Varola’s chefs were horses that he though transmitted a distinct influence, summarized by five categories – Brilliant-Intermediate-Classic-Solid-Professional. He did not consider generational distance, and merely gave a point for each occurrence of a chef in the pedigree. Horse’s only became chefs if the exerted an influence different than their nearest chef predecessor, which lead to some outstanding sires not being categorized, where some far inferior stallions were. The result of applying the categorization of the chefs was a Dosage Profile, which was designed to give insight into the potential aptitude. Mathematical calculations involving the number of ancestors in each category resulted in a Dosage Index and a Center of Distribution score. Although he was considering different factors than Vuilier, their central goal in a mating was essential the same, to achieve balance: for Vuillier a balance of ancestral contribution, and for Varola a balance of aptitidual contribution.
Varola’s work was popularized in two books, Typology Of The Race Horse and The Functional Development Of The Thoroughbred, and through articles in the long-defunct magazine, The British Racehorse. North American students of breeding were familiarized with Dosage concepts through the writings of the Leon Rasmussen, bloodstock editor of the Daily Racing Form. It was also North America that saw the most recent evolution of Dosage. Inspired by Rasmussen’s column, Dr Steven Roman tweaked Varola’s work, utilizing a four generation pedigree, and a similar adjustment for generational distance to Vuillier. And, whereas Varola had explicitly wanted to avoid predictions of optimum distance – he had deliberately arrange his aptitudinal types, already given names with sociological overtones – across what her perceived as a left to right political spectrum, Roman made distance prediction his goal. The initial Roman Dosage chefs and their placements in the aptitudinal groups were retro-classified so that every Kentucky Derby winner from 1929 – the first year calculated – up until the launch of the Roman Dosage in the early 1980s would have an Dosage Index of less than 4.0. This led to the popularity of the Roman Dosage for assessing Kentucky Derby prospects as young horses, particularly the “dual qualifier” – a horse who was rated within 10 lbs of the highweight on the Experimental Free Handicap, the year-end rating for two-year-olds, and a Dosage Index of less than 4.00. The 1991 Kentucky Derby victory of Strike the Gold – who initially had a DI of 9.00 – caused a reclassifying of Raise a Native to get his Roman Dosage under 4.0 – but the victories of such 4.0 DI rated runners as Real Quiet, Charismatic, Giacomo, Mind That Bird, American Pharoah and Nyquist demonstrated the Roman Dosage had failed to keep up with the evolution of the North American thoroughbred.

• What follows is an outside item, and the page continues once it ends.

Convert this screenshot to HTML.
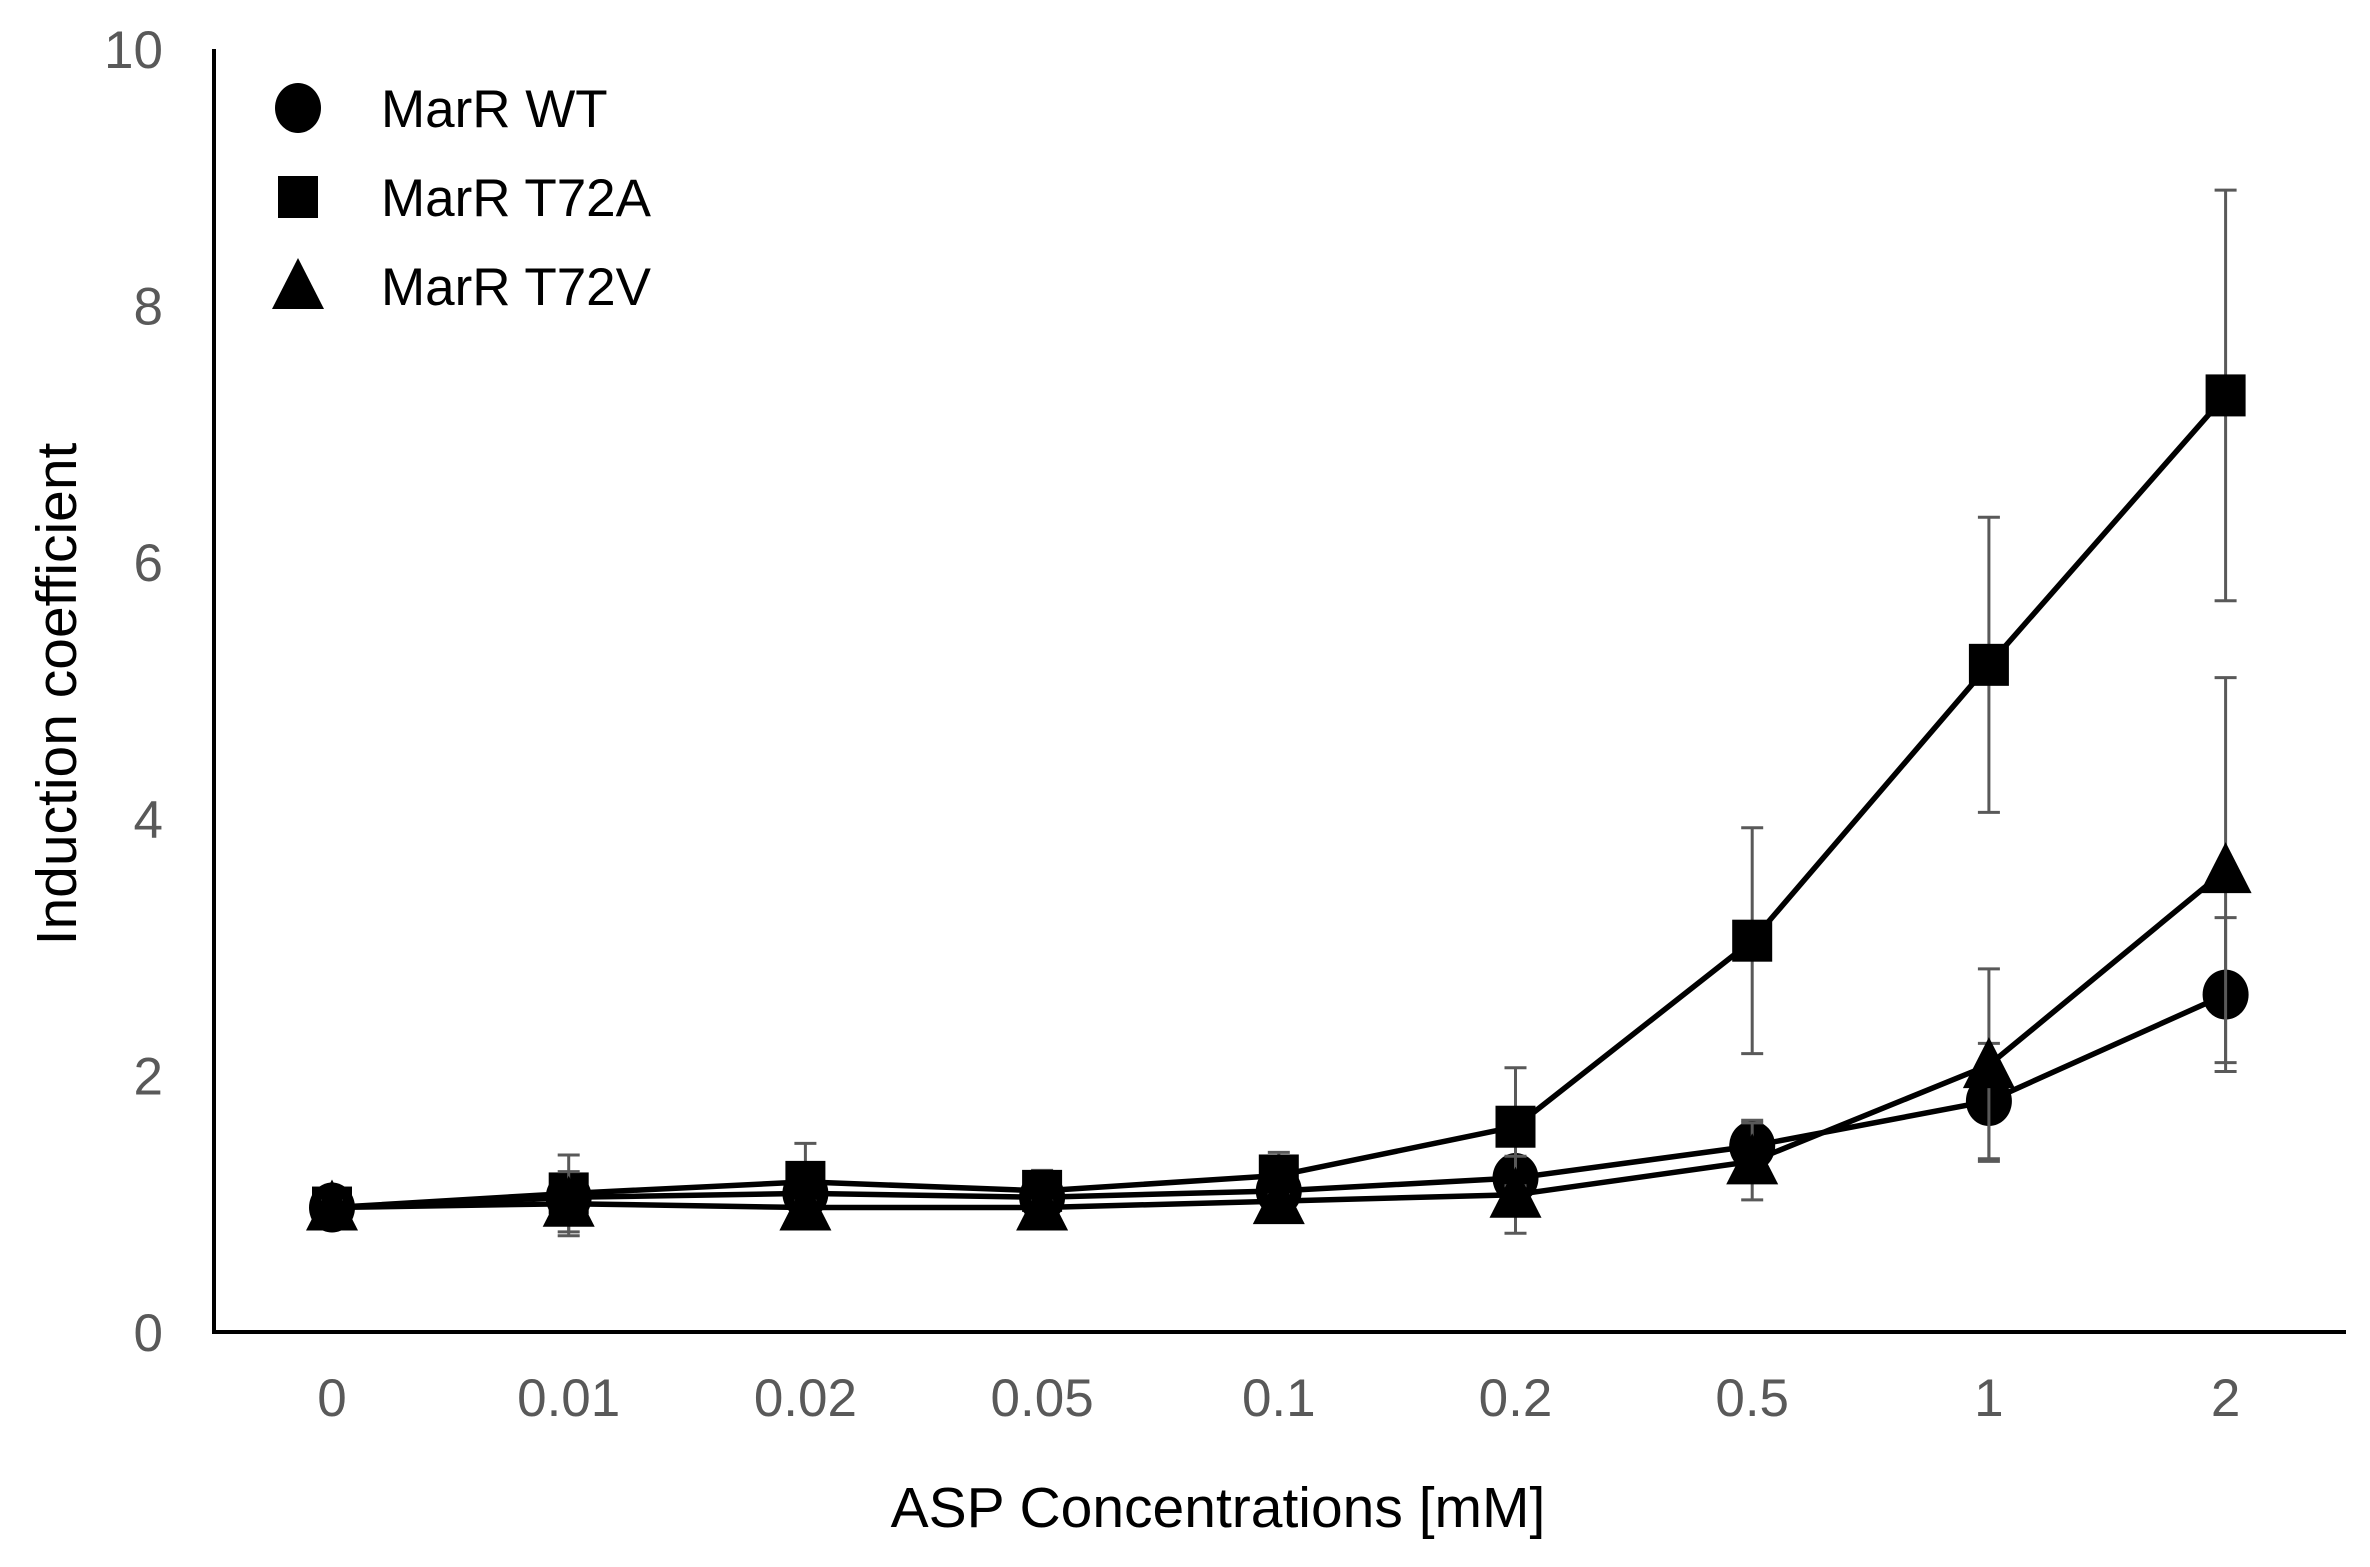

As the horses used in Varola’s Dosage have long since exited “stage right” – that is as time has passed since Varola created a chef list his chefs have receded deep into the pedigree – and because there was a popular demand for Dosage figures, the Jockey Club and thence TrueNicks reports have carried Roman’s Dosage figures. With the retirement of Dr. Roman, modern pedigrees are fast heading in the direction of the Varola Dosage, hence hypothetical matings – like the one we mentioned at the beginning of this article – that have no chefs in the first four generations, and subsequently fail to generate a Dosage Score. The number of pedigrees with no chefs or too few chefs to generate a useful score will inevitably increase over the next few years and so it is time to move on to a metric with more scientific rigor which we will move to in the new year.